When my buddy Mike was here last year after my heart attack, he said he doesn't watch anything at accelerated speeds. I take this to mean that he's a normal guy who's happy where he is while I'm the one who's plunging deeper and deeper into video addiction, consuming data ever more ravenously. I've also somehow compartmentalized my mind such that it's not a problem for me to watch movies and series at normal speed (via Apple TV, Amazon Prime, or Netflix) without complaint. So while 2.0X is now "normal" for my YouTube viewing, I don't chafe when I'm watching a new movie like "The Return" or a series like "Invincible" (Season 3 has been streaming—review pending) at regular speed. I do, however, chafe when watching YouTube videos at normal speed: everything feels too slow now. Weird how my mind has divided itself up in this way. Weird to live in modern times.

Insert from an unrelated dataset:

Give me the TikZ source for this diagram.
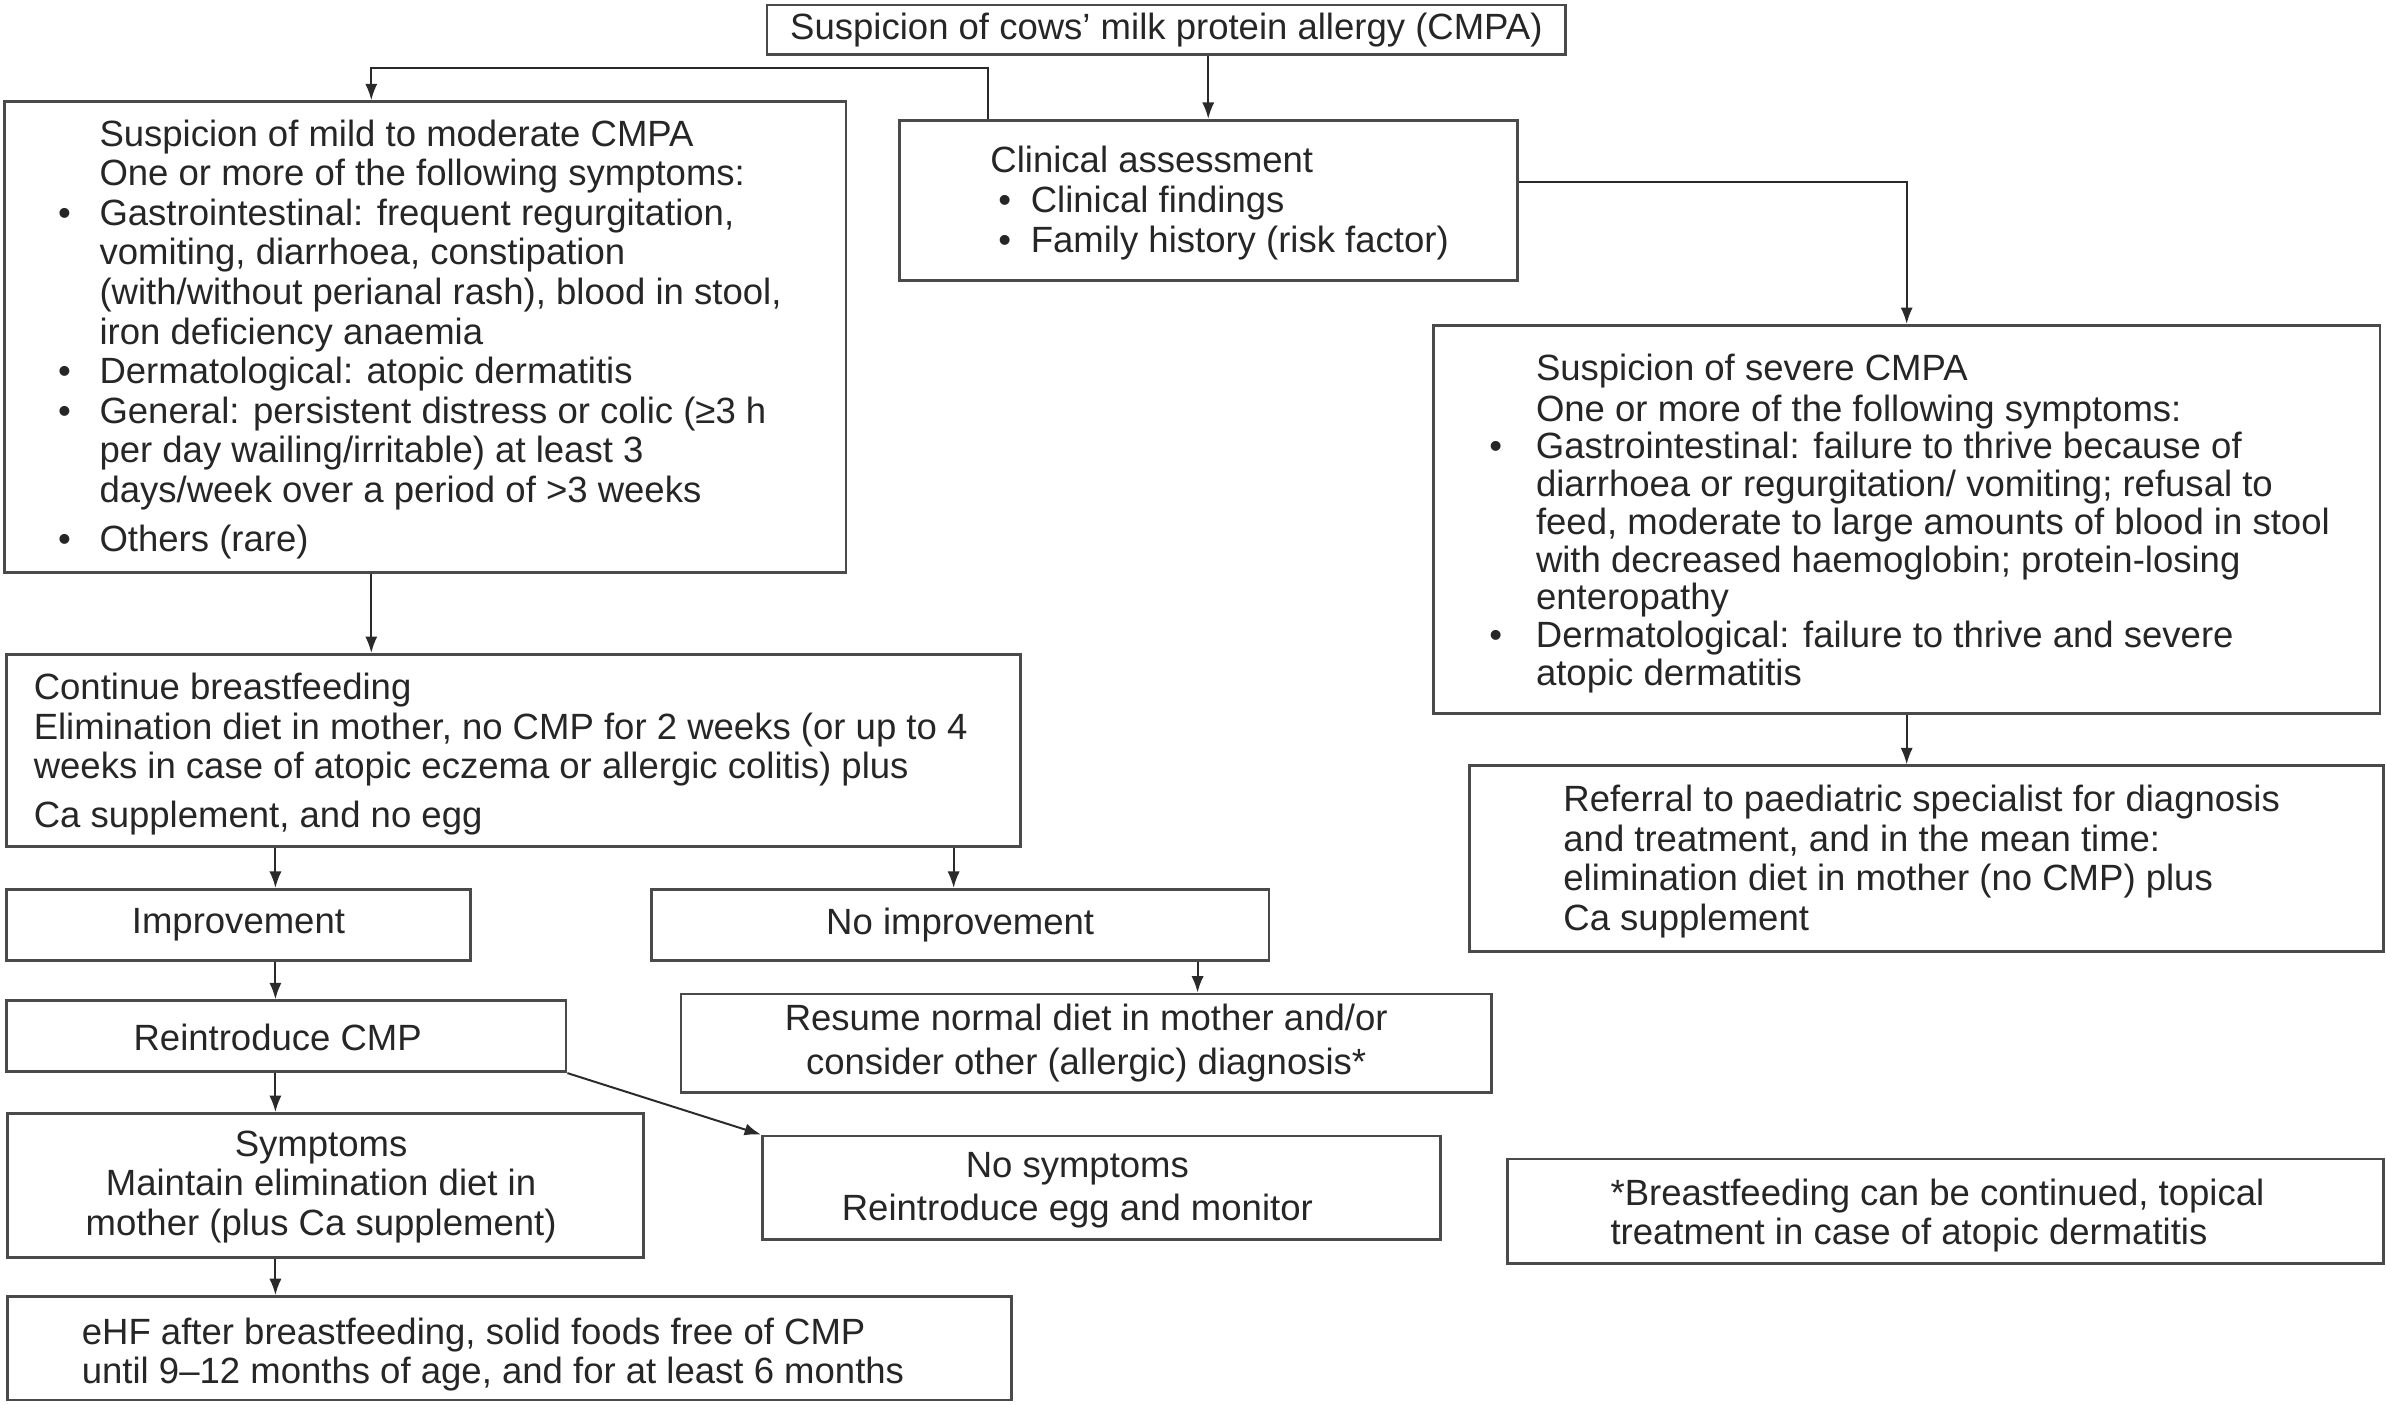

This mental division may also have to do with the nature of the content I watch. When I'm watching YouTube videos, most of it is either long-form lecture, presentation, narration, or dialogue, i.e., things I expect to go on a while. And unless it's a cooking video, which I have to watch directly to appreciate, I can just leave the video on at 2.0X and listen to it in the background while I'm, say, chopping ingredients for dinner. So if it's a DeVory Darkins political/news video, or a comedic monologue by Eddie Izzard or Robin Williams, I'm perfectly fine with 2.0X. Otherwise, if it's a new (to me) movie or series, or even if it's an old, familiar movie or series, the video will have my full attention, and I'll watch it at regular, 1.0X speed. Don't question this mental bifurcation: just accept the mystery.
They say you can get used to anything if you're exposed to it for long enough. My buddy Mike used to love one particular quote that expressed this idea in its negative form:
Our torments also may in length of timeBecome our Elements
I think this means that, if you're suffering in hell, you can get used to even that suffering: it can become your "elements," i.e., your normal, natural surroundings. It can become your "new normal." I guess firehosing YouTube content into my brain is my new normal. I can only hope that information overload doesn't lead to brain cancer.
ADDENDUM: my cell phone's YouTube app doesn't seem to have caught up yet. Unless I'm missing something, 2.0X is still the maximum playback speed on it. Rumble is still at 2.0X, and last I checked, Netflix never got beyond 1.5X, which I've used on occasion when watching French-language videos as a way to test whether my stroke-scrambled brain can still understand French at accelerated speeds (hell, I may as well use YouTube for such testing! 4.0X, here we come!). I blame a former coworker for getting me on this path: at the time he introduced me to the concept of faster playback, he was already watching vids at 2.0X speed. I caught up a few years back, and life has been an accelerated luge ride ever since.
This will definitely make my early efforts on YouTube much more watchable.